:: GIVEN PROBLEM ::
Copy out the lines that include the word "this".

:: RECORD LIST ::
• • • • • • •
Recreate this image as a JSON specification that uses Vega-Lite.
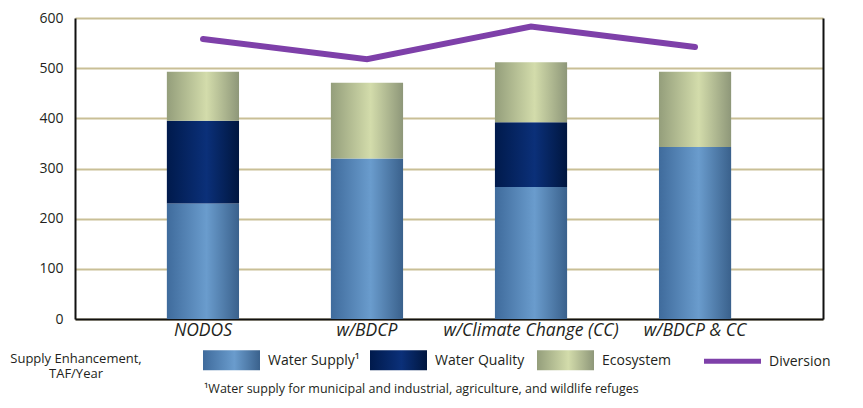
• • • • • • •
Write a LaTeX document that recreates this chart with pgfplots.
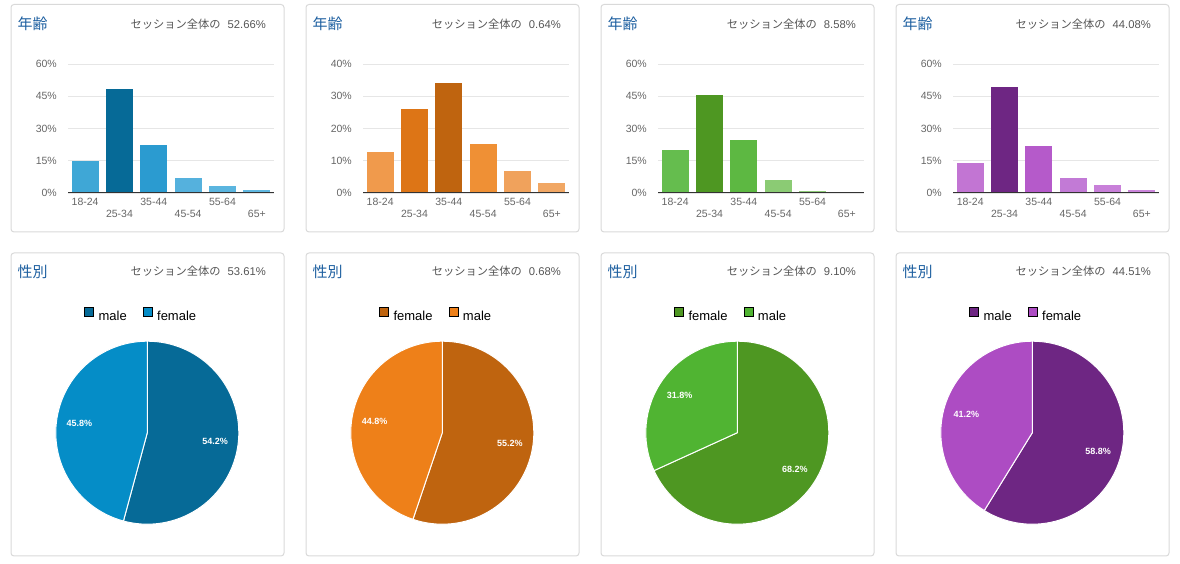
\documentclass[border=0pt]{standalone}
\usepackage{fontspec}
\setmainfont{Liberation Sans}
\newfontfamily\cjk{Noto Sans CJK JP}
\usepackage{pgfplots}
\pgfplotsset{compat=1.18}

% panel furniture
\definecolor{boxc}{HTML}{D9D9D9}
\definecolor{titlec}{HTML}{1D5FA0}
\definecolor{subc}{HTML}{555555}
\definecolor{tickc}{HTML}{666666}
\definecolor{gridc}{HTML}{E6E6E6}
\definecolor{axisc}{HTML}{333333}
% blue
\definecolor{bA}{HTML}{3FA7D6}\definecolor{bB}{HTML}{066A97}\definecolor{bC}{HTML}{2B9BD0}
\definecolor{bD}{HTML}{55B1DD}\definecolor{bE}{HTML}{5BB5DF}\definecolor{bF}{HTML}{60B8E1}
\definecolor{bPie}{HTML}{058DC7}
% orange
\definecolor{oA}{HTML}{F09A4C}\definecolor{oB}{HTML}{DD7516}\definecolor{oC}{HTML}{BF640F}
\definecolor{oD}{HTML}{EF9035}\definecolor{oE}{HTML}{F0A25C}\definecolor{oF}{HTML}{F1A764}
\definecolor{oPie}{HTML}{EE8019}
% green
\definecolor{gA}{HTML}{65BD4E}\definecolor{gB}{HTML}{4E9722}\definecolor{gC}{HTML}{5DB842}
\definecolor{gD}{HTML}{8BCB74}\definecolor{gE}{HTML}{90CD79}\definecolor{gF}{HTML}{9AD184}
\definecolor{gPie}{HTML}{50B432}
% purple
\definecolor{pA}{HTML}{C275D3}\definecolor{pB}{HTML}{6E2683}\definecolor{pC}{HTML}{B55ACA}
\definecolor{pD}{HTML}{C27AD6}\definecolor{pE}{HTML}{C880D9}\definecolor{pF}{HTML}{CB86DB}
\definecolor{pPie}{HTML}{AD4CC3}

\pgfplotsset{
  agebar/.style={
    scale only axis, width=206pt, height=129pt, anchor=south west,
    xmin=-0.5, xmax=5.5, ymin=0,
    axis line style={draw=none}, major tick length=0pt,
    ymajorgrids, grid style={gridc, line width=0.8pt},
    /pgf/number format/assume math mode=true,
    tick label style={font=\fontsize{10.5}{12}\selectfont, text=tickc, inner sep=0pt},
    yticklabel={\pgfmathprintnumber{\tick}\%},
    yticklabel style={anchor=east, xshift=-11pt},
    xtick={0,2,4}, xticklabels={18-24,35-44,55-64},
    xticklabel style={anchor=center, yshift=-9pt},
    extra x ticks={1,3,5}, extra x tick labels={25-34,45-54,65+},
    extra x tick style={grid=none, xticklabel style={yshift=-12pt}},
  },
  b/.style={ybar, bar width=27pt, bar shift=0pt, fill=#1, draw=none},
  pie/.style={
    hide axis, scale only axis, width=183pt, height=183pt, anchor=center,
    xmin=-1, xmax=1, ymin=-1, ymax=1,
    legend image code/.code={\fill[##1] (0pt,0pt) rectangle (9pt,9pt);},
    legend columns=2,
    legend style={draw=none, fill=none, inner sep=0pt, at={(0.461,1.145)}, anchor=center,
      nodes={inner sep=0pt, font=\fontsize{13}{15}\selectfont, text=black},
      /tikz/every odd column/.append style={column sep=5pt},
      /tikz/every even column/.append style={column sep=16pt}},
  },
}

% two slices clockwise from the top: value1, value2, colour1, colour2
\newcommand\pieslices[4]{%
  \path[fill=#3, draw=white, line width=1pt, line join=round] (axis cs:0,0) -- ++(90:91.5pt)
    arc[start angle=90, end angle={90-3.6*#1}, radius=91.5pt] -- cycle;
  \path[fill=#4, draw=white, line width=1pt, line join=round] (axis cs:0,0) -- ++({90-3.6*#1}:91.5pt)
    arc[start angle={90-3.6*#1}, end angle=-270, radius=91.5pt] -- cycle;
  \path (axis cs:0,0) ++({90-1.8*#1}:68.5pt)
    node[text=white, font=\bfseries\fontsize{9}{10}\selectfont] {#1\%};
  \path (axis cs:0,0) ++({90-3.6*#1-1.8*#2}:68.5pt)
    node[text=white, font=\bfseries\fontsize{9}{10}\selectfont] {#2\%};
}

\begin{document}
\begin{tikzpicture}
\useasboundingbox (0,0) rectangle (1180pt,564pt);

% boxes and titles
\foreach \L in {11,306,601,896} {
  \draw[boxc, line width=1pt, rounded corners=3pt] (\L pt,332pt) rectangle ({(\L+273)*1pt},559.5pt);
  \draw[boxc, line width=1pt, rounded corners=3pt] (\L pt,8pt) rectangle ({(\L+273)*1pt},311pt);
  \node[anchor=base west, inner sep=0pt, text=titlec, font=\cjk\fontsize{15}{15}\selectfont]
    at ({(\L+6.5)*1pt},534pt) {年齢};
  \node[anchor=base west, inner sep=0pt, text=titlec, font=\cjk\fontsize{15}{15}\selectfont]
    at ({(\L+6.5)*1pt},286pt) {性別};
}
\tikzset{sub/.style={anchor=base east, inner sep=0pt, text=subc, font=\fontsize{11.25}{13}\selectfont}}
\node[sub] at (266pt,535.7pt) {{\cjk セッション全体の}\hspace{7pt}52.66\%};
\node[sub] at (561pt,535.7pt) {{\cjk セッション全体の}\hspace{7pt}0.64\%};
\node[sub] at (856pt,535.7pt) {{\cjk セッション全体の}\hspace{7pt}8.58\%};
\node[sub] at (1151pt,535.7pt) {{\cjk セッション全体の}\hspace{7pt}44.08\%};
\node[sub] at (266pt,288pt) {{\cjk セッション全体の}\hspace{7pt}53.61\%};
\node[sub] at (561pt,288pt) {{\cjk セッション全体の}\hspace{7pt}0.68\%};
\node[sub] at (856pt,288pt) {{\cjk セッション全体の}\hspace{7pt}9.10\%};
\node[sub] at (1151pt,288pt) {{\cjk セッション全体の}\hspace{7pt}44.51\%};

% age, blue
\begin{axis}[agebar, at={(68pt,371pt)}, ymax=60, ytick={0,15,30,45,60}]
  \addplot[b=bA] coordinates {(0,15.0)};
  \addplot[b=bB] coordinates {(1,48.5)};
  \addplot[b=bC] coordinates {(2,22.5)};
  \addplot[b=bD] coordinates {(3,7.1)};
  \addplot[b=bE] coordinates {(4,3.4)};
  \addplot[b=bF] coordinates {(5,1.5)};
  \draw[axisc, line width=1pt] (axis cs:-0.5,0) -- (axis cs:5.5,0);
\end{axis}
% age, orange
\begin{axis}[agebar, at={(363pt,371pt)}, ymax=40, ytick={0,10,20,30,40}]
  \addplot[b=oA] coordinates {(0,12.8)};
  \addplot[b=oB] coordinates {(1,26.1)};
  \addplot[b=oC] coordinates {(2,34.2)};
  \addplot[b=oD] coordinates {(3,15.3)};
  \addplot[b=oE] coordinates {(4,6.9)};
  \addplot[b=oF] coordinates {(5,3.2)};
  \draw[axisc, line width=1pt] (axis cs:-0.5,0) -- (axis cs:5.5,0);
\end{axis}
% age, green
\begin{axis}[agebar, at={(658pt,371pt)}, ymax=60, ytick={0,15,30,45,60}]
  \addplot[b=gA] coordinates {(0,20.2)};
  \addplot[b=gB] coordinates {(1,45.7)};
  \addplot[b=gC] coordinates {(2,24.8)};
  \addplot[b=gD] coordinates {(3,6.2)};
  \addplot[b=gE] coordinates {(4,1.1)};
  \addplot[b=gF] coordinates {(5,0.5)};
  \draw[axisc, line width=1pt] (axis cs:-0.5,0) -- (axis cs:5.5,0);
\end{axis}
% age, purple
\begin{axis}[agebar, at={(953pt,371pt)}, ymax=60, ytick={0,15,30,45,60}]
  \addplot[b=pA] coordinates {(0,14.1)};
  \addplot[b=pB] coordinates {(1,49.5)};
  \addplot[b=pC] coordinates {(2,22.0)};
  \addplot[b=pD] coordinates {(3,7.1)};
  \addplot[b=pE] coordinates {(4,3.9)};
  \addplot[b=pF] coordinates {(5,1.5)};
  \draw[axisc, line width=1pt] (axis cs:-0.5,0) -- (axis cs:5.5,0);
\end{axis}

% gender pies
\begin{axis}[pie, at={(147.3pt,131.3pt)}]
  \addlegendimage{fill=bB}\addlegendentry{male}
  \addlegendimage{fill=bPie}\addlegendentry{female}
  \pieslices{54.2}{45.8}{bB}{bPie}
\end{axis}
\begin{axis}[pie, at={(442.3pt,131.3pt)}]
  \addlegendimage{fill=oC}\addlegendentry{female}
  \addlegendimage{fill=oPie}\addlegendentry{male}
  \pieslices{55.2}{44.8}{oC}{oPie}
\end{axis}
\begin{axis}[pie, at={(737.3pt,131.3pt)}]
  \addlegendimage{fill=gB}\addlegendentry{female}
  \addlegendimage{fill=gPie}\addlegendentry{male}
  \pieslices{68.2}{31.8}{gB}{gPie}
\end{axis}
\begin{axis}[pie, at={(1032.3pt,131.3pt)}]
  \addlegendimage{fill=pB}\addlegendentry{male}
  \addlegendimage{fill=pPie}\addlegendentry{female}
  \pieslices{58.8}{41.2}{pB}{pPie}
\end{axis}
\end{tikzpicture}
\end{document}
• • • • • • •
:: WRITTEN ANSWER ::
Recreate this image as a JSON specification that uses Vega-Lite.
Write a LaTeX document that recreates this chart with pgfplots.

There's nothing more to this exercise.